October 17, 2012, 12:00 PM to 1:30 PM
Room 2019, Floor 2U, Claire Fagin Hall
Abstract: Through colonial times and through the nineteenth century, Philadelphia rightly claimed status as the pre-eminent city for medicine and medical education. Here arose the first anatomical teaching, the first medical school, the first general hospital, possibly the first structured nursing training—and one could go on. The strength derived from the city’s upper strata of broadly knowledgeable physicians and surgeons, many of them of the gentlemanly cast, and not a few adept in other areas of intellectual or artistic pursuit. The foundational science for most of these practitioners was pathology, stemming in part from the old days in Paris. A sizeable cluster of women physicians and surgeons added an unusual element to Philadelphia’s medical personality. Many of the elite doctors were teachers: and indeed, it was medical education for which the city was best known. Seemingly, a medical school sprouted for every conceivable taste and need, while Pennsylvania Hospital and PGH—and numerous other hospitals—offered some of the most sought after post-graduate posts. Enough diseases and injuries occurred in the increasingly crowded and industrial nineteenth-century metropolis to make a sufficient number of Philadelphians "clinical material," not to mention the need to supply the "anatomical tables." Dominance in medical publishing helped spread the fame of Philadelphia as the medical city of the nation.

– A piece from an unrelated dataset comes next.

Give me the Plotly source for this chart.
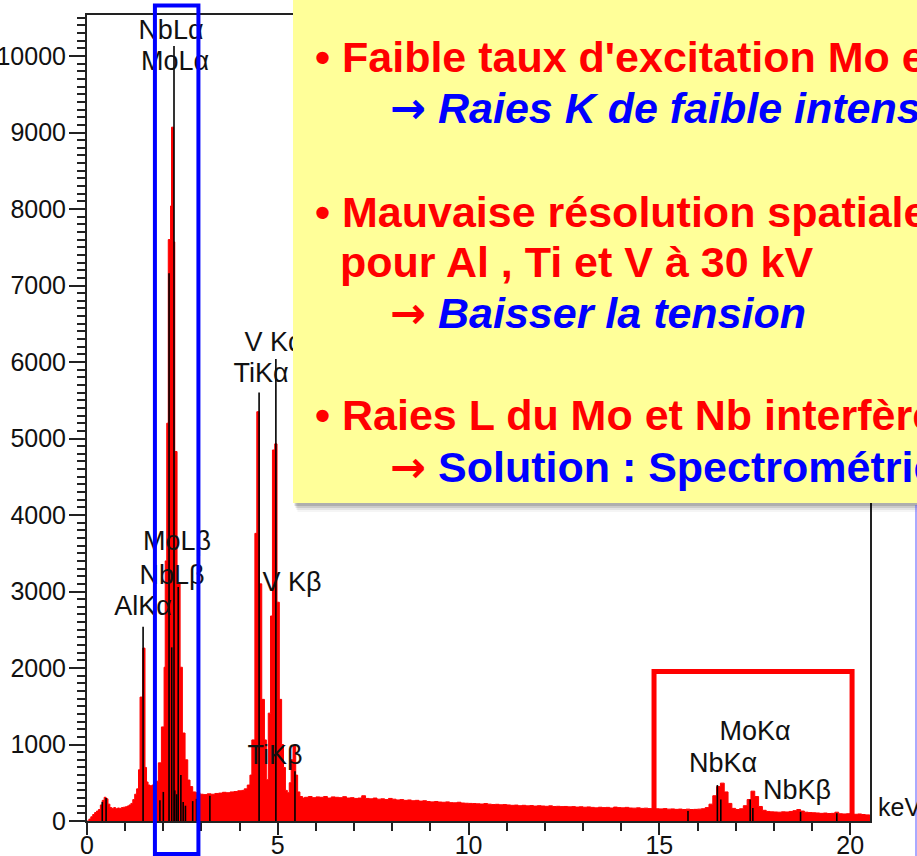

But much was to change beginning in the late 1880s and 1890s, as experimental laboratory research grew into an imperative for perceived medical excellence. The University of Pennsylvania School of Medicine stood as the obvious, and in fact only, potential champion to lead the medical city in the new direction—but old ways had succeeded too long there and elsewhere, and a critical reform movement failed, with woeful consequences. At a time when expansion in the direction of research demanded new sources of funding, Philadelphia’s peculiar ways of philanthropy could not help. The action shifted to Baltimore, New York, and Boston. Equilibration eventually occurred, as each medical school founds pathways to research productivity. After World War II, enhanced funding opportunities (NIH, Medicare) helped level the playing fields. By the later twentieth-century, data and new MD’s flowed from everywhere, and no one had to travel very far from open-heart surgery or an MRI. No one locus in the United States could anymore claim to be the nation’s "city of medicine"--except Durham, North Carolina, but a branding tag does not convince.